Instructions to follow: Retype, please, the listing from its opening line through the line that contains "growth_sales = [81.05, 66.19, 146.87]", both included, without the pictures.

#####

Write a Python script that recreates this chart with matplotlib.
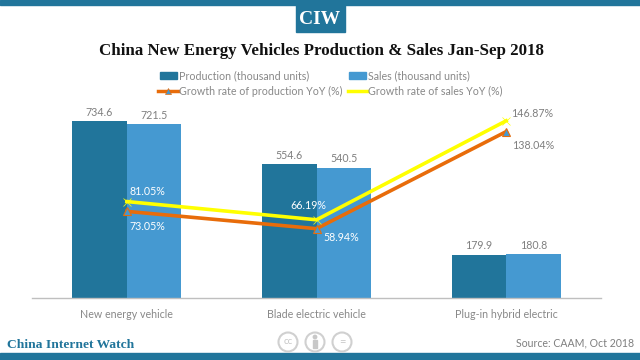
import numpy as np
import matplotlib
matplotlib.use('Agg')
import matplotlib.pyplot as plt
from matplotlib.patches import Rectangle, Circle

categories = ['New energy vehicle', 'Blade electric vehicle', 'Plug-in hybrid electric']
production = [734.6, 554.6, 179.9]
sales = [721.5, 540.5, 180.8]
growth_production = [73.05, 58.94, 138.04]
growth_sales = [81.05, 66.19, 146.87]

W, H = 640, 360
BLUE_DARK = '#21759b'
BLUE = '#4599d1'
ORANGE = '#e86c0a'
YELLOW = '#ffff00'
GREY = '#7f7f7f'
FS = 7.7
plt.rcParams['font.family'] = ['Lato', 'DejaVu Sans']

fig = plt.figure(figsize=(6.4, 3.6), dpi=100, facecolor='white')

# overlay in pixel coordinates for the page furniture
page = fig.add_axes([0, 0, 1, 1], zorder=0)
page.set_xlim(0, W)
page.set_ylim(H, 0)
page.axis('off')
page.add_patch(Rectangle((0, 0), W, 5, color=BLUE_DARK))
page.add_patch(Rectangle((0, 353), W, 7, color=BLUE_DARK))
page.add_patch(Rectangle((296, 5), 49, 27, color=BLUE_DARK))
page.text(320, 19, 'CIW', color='white', fontsize=14, fontweight='bold', family='Liberation Serif',
          ha='center', va='center')
page.text(321, 51, 'China New Energy Vehicles Production & Sales Jan-Sep 2018', color='#111111',
          fontsize=12.2, fontweight='bold', family='Liberation Serif', ha='center', va='center')
page.text(7, 345, 'China Internet Watch', color=BLUE_DARK, fontsize=9.7, fontweight='bold',
          family='Liberation Serif', ha='left', va='center')
page.text(634, 343, 'Source: CAAM, Oct 2018', color=GREY, fontsize=7.6, ha='right', va='center')

# cc icons
for cx in (288, 315, 342):
    page.add_patch(Circle((cx, 342), 9.5, fill=False, ec='#d0d0d0', lw=1.5))
page.text(288, 342, 'cc', color='#c8c8c8', fontsize=7, ha='center', va='center')
page.add_patch(Circle((315, 337), 1.7, color='#c8c8c8'))
page.add_patch(Rectangle((313, 340), 4, 8, color='#c8c8c8'))
page.text(342, 342, '=', color='#c8c8c8', fontsize=8, ha='center', va='center')

# legend, placed by hand like the original
legend_color = '#888888'
page.add_patch(Rectangle((160, 72), 17, 7, color=BLUE_DARK))
page.text(179, 75.5, 'Production (thousand units)', color=legend_color, fontsize=FS, va='center')
page.add_patch(Rectangle((349, 72), 17, 7, color=BLUE))
page.text(368, 75.5, 'Sales (thousand units)', color=legend_color, fontsize=FS, va='center')
page.plot([158, 178], [91, 91], color=ORANGE, lw=2.5)
page.plot([168], [91], marker='^', ms=4, color=BLUE, mec=ORANGE, mew=0.5)
page.text(179, 91, 'Growth rate of production YoY (%)', color=legend_color, fontsize=FS, va='center')
page.plot([348, 367], [91, 91], color=YELLOW, lw=2.5)
page.text(368, 91, 'Growth rate of sales YoY (%)', color=legend_color, fontsize=FS, va='center')

# plot area: baseline at y=298, x from 32 to 601
left, right, top, bottom = 32, 601, 100, 298
ax = fig.add_axes([left / W, 1 - bottom / H, (right - left) / W, (bottom - top) / H], zorder=1)
ax.patch.set_alpha(0)
x = np.arange(len(categories))
bw = 0.288
ax.bar(x - bw / 2, production, bw, color=BLUE_DARK, zorder=2)
ax.bar(x + bw / 2, sales, bw, color=BLUE, zorder=2)
ax.set_xlim(-0.5, 2.5)
ax.set_ylim(0, 198 / 177 * 734.6)
ax.set_yticks([])
ax.set_xticks(x)
ax.set_xticklabels(categories, color=legend_color, fontsize=FS)
ax.tick_params(axis='x', length=0, pad=8)
for s in ('top', 'left', 'right'):
    ax.spines[s].set_visible(False)
ax.spines['bottom'].set_color('#bfbfbf')
ax.spines['bottom'].set_linewidth(1)

for i in range(3):
    ax.text(x[i] - bw / 2, production[i] + 14, f'{production[i]}', ha='center', va='bottom', color=GREY, fontsize=FS)
    ax.text(x[i] + bw / 2, sales[i] + 14, f'{sales[i]}', ha='center', va='bottom', color=GREY, fontsize=FS)

# growth rates on a hidden second axis, 1.227 px per percent, zero 3 px below the baseline
ax2 = ax.twinx()
ax2.patch.set_alpha(0)
ax2.set_ylim(3 / 1.227, (301 - top) / 1.227)
ax2.axis('off')
ax2.plot(x, growth_production, color=ORANGE, lw=2.6, marker='^', ms=6, mfc=BLUE, mec=ORANGE, mew=0.8,
         solid_joinstyle='miter', zorder=3)
ax2.plot(x, growth_sales, color=YELLOW, lw=2.6, marker='x', ms=6, mec=YELLOW, mew=0.5,
         solid_joinstyle='miter', zorder=4)

offsets_prod = [(3, -15), (7, -9), (6, -14)]
offsets_sales = [(3, 10), (-26, 14), (5, 7)]
colors_prod = ['white', 'white', GREY]
colors_sales = ['white', 'white', GREY]
for i in range(3):
    ax2.annotate(f'{growth_production[i]:.2f}%', (x[i], growth_production[i]), xytext=offsets_prod[i],
                 textcoords='offset pixels', color=colors_prod[i], fontsize=FS, va='center')
    ax2.annotate(f'{growth_sales[i]:.2f}%', (x[i], growth_sales[i]), xytext=offsets_sales[i],
                 textcoords='offset pixels', color=colors_sales[i], fontsize=FS, va='center')

fig.savefig('out.png', dpi=100)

#####

Answer in full:
Write a Python script that recreates this chart with matplotlib.
import numpy as np
import matplotlib
matplotlib.use('Agg')
import matplotlib.pyplot as plt
from matplotlib.patches import Rectangle, Circle

categories = ['New energy vehicle', 'Blade electric vehicle', 'Plug-in hybrid electric']
production = [734.6, 554.6, 179.9]
sales = [721.5, 540.5, 180.8]
growth_production = [73.05, 58.94, 138.04]
growth_sales = [81.05, 66.19, 146.87]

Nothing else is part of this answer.